It came across to me as a pretty good idea. To write this well requires a certain degree of introspection, and it allows co-workers to gain an understanding of how you work.
I think there is a risk of coming across as inflexible. A good manager adapts to the needs / strengths of their team members, and publishing a "this is how we do things here, deal with it" memo might send the wrong message.
I wrote something about this pretty recently - a pitch/anti-pitch to these sorts of guides. I do think the tl:dr is that you need a high level of psychological safety in the team to make it workable. Although I think the act of writing one can be a useful exercise in itself, I certainly hadn't thought deeply about what my preferences are for work. It also gave me some ideas of what I could work on personally.
No, but I have seen several highly diverse workplaces homogenize into wall-to-wall straight white men, and it was due to a lack of awareness about the kinds of questions in the article.
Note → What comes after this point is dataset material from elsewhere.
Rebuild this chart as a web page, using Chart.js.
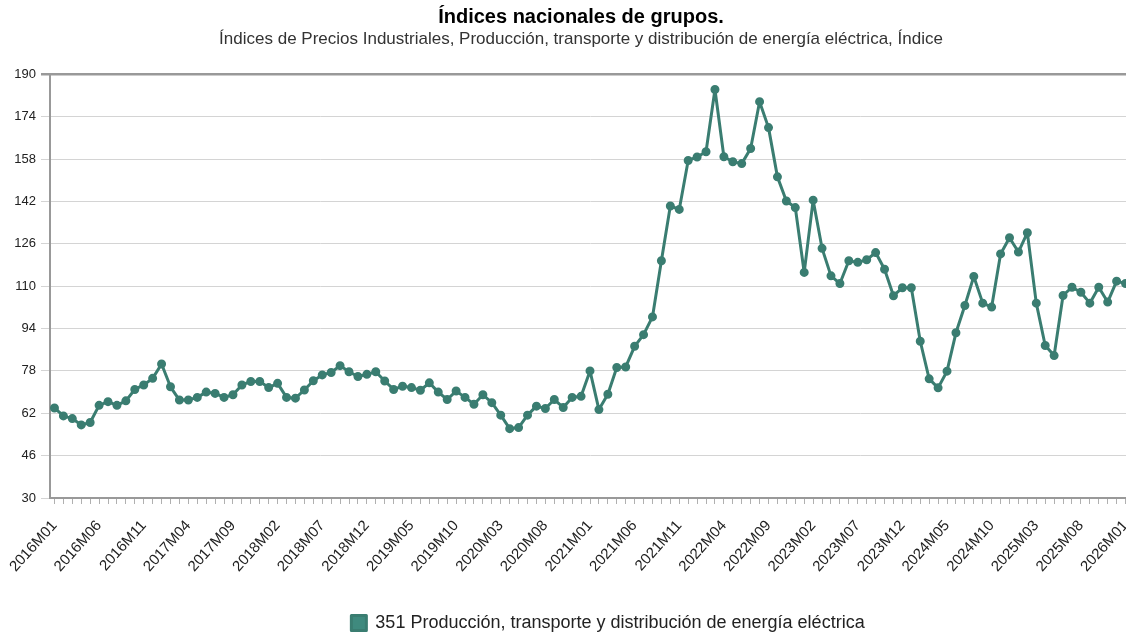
<!DOCTYPE html>
<html lang="es">
<head>
  <meta charset="UTF-8">
  <title>Índices nacionales de grupos</title>
  <script src="https://cdn.jsdelivr.net/npm/chart.js"></script>
  <style>
    body { margin: 0; overflow: hidden; background: #fff; }
    #caja { width: 1162px; height: 642px; }
  </style>
</head>
<body>
  <div id="caja"><canvas id="grafico"></canvas></div>

<script>
  // Datos: índice mensual 2016M01 - 2026M01
  var anios = [2016, 2017, 2018, 2019, 2020, 2021, 2022, 2023, 2024, 2025, 2026];
  var serie = '351 Producción, transporte y distribución de energía eléctrica';
  var valores = [
    64, 61, 60, 57.6, 58.5, 65, 66.4, 65, 66.7, 71, 72.7, 75.2,
    80.6, 72, 67, 67, 68, 70, 69.5, 68, 69, 72.7, 74, 74,
    71.7, 73.3, 68, 67.7, 70.8, 74.3, 76.5, 77.4, 80, 77.7, 75.9, 76.7,
    77.7, 74.2, 71, 72.2, 71.7, 70.7, 73.5, 70, 67.2, 70.4, 68, 65.4,
    69, 66, 61.3, 56.2, 56.6, 61.3, 64.7, 63.8, 67.2, 64.2, 68, 68.4,
    78, 63.4, 69.2, 79.3, 79.5, 87.3, 91.7, 98.4, 119.6, 140.3, 139, 157.5,
    158.8, 160.8, 184.3, 158.9, 157, 156.3, 162, 179.7, 169.9, 151.3, 142.2, 139.7,
    115.2, 142.5, 124.3, 113.9, 111, 119.6, 119, 120, 122.7, 116.4, 106.4, 109.4,
    109.4, 89.2, 75, 71.6, 77.9, 92.4, 102.7, 113.7, 103.6, 102.1, 122.2, 128.3,
    122.9, 130.2, 103.6, 87.6, 83.8, 106.5, 109.6, 107.7, 103.6, 109.6, 104, 111.9,
    111
  ];
  var ticksY = [30, 46, 62, 78, 94, 110, 126, 142, 158, 174, 190];

  // etiquetas tipo 2016M01
  var etiquetas = [];
  for (var a = 0; a < anios.length; a++) {
    for (var m = 1; m <= 12; m++) {
      if (etiquetas.length < valores.length) {
        etiquetas.push(anios[a] + 'M' + (m < 10 ? '0' + m : m));
      }
    }
  }

  var color = '#3a7d71';

  // la leyenda va un poco a la derecha del centro del titulo
  var moverLeyenda = {
    id: 'moverLeyenda',
    afterLayout: function (chart) {
      chart.legend.left += 27;
      chart.legend.right += 27;
    }
  };

  new Chart(document.getElementById('grafico'), {
    type: 'line',
    data: {
      labels: etiquetas,
      datasets: [{
        label: serie,
        data: valores,
        borderColor: color,
        backgroundColor: '#3f8a7e',
        borderWidth: 3,
        borderJoinStyle: 'round',
        pointRadius: 3,
        pointBackgroundColor: color,
        pointBorderColor: color,
        tension: 0
      }]
    },
    plugins: [moverLeyenda],
    options: {
      responsive: true,
      maintainAspectRatio: false,
      animation: false,
      layout: { padding: 0 },
      plugins: {
        title: {
          display: true,
          text: 'Índices nacionales de grupos.',
          color: '#000',
          font: { family: 'Liberation Sans', size: 20, weight: 'bold' },
          padding: { top: 5, bottom: 0 }
        },
        subtitle: {
          display: true,
          text: 'Índices de Precios Industriales, Producción, transporte y distribución de energía eléctrica, Índice',
          color: '#333',
          font: { family: 'Liberation Sans', size: 17 },
          padding: { top: 0, bottom: 25 }
        },
        legend: {
          position: 'bottom',
          labels: {
            boxWidth: 15,
            boxHeight: 15,
            color: '#222',
            padding: 8,
            font: { family: 'Liberation Sans', size: 18 }
          }
        },
        tooltip: { enabled: false }
      },
      scales: {
        x: {
          offset: true,
          grid: {
            drawOnChartArea: false,
            drawTicks: true,
            tickLength: 6,
            color: '#b0b0b0'
          },
          border: { color: '#999', width: 2 },
          ticks: {
            autoSkip: false,
            minRotation: 48,
            maxRotation: 48,
            padding: 13,
            color: '#222',
            font: { family: 'Liberation Sans', size: 15 },
            callback: function (v, i) { return i % 5 === 0 ? etiquetas[i] : ''; }
          },
          afterFit: function (s) {
            s.paddingLeft = 0;
            s.paddingRight = 32;
            s.height = 108;
          }
        },
        y: {
          min: 30,
          max: 190,
          afterBuildTicks: function (s) {
            s.ticks = ticksY.map(function (v) { return { value: v }; });
          },
          afterFit: function (s) { s.width = 50; },
          grid: {
            tickLength: 9,
            color: function (c) { return c.tick && c.tick.value === 190 ? '#999' : '#d4d4d4'; },
            lineWidth: function (c) { return c.tick && c.tick.value === 190 ? 2.5 : 1; }
          },
          border: { color: '#999', width: 2 },
          ticks: {
            color: '#222',
            padding: 5,
            font: { family: 'Liberation Sans', size: 13 }
          }
        }
      }
    }
  });
</script>
</body>
</html>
Some of that is probably my age perspective though. I'm only in my mid-thirties, so most offices I've worked in have had anti-bullying policies that swung to the draconian side.
Good relationships of any sort are founded on trust. You develop that by actually interacting with a person over time and getting to know things they wouldn't be happy to post to the front page of Hacker News.
It came across to me as a pretty good idea. To write this well requires a certain degree of introspection, and it allows co-workers to gain an understanding of how you work.